Kendati inflasi melandai, BI dproyeksi belum akan memangkas suku bunga dalam waktu dekat. Pasalnya, nilai tukar masih rawan tekanan eksternal, terutama dari Amerika Serikat (AS).
Pergerakan rupiah sepanjang bulan ini masih sangat fluktuatif karena ekspektasi pelaku pasar mengenai kebijakan di AS serta perkembangan ekonomi di China yang melambat.
Rupiah mampu terbang 1,16% pada dua pekan lalu tetapi kemudian jeblok 0,43% pada pekan lalu. Nilai tukar rupiah juga masih sangat fluktuatif dengan bergerak di atas atau di bawah level psikologis Rp 15.000/US$1.
Pergerakan rupiah yang sangat labil terutama disebabkan ekspektasi kebijakan suku bunga di AS.
Bank sentral AS The Federal Reserve (The Fed) akan mengumumkan kebijakan pada Rabu waktu AS atau Kamis dini hari waktu Indonesia. Artinya, BI mesti berhitung dengan cermat dan tidak boleh salah langkah karena keputusan BI diambil hanya sehari sebelum rapat The Fed.

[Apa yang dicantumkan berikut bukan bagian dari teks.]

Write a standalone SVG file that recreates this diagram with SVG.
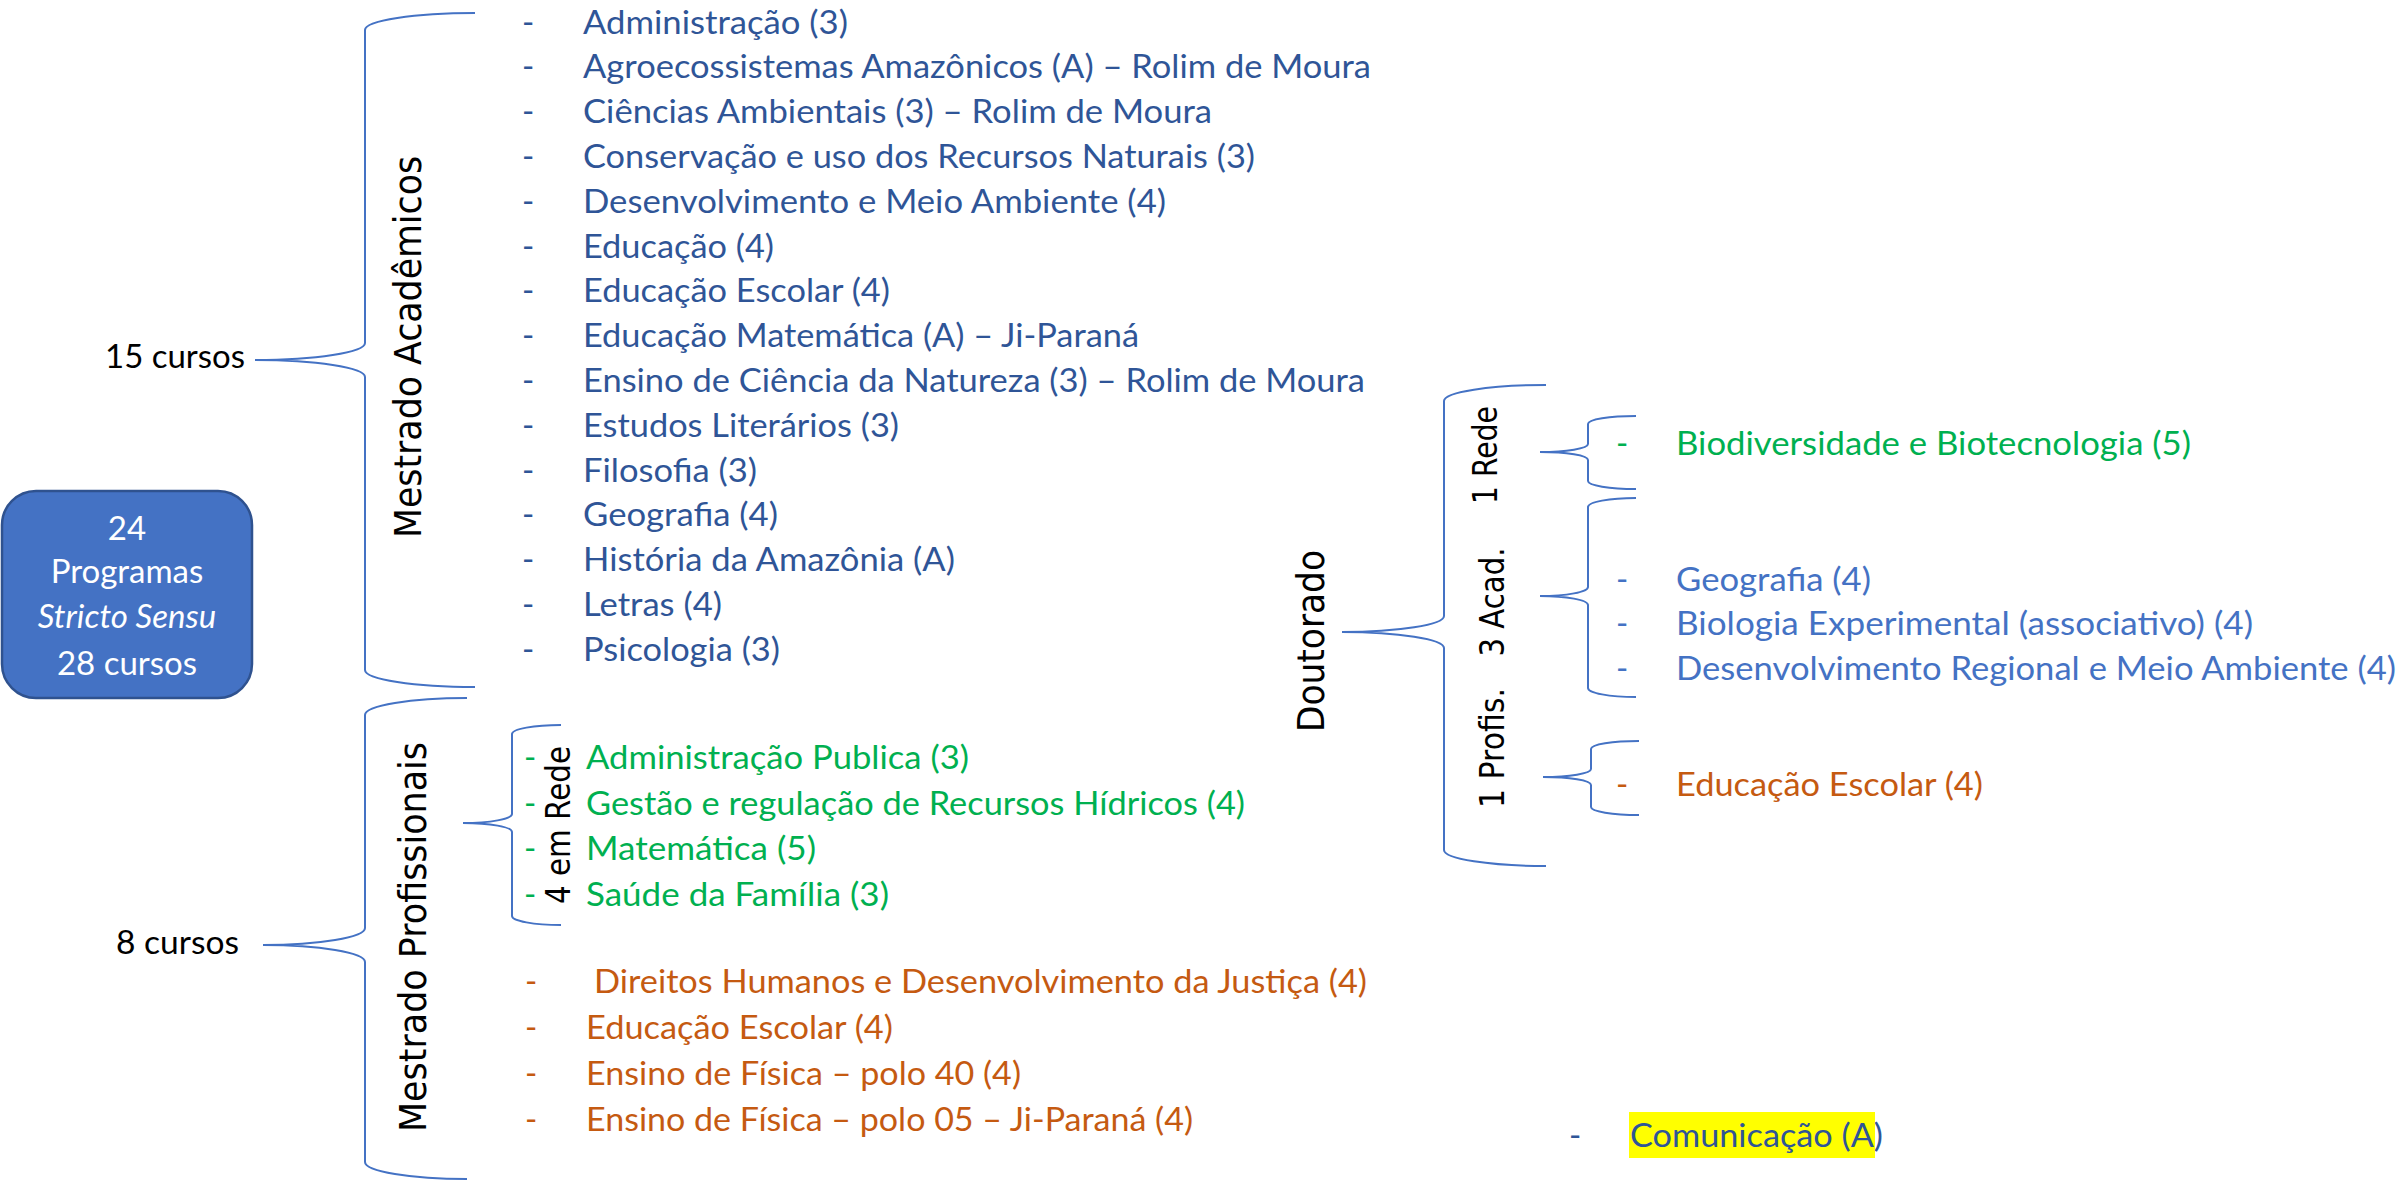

"BI Rate akan tetap meskipun inflasi terus menurun. Kalau BI menurunkan bunga sekarang berpeluang membuat volatilitas rupiah akan semakin meningkat, terutama karena the Fed msh akan menaikkan bunga acuannya," tutur ekonomi BNI Sekuritas, Damhuri Nasution, kepada CNBC Indonesia.
Kepala ekonom Bank Mandiri Andry Asmoro memperkirakan BI baru akan memangkas suku bunga paling cepat menjelang akhir tahun.
Namun, pelonggaran suku bunga BI juga masih akan tergantung pada dua hal yakni saat inflasi mendekat 3% dan The Fed tidak akan lagi mengerek suku bunga.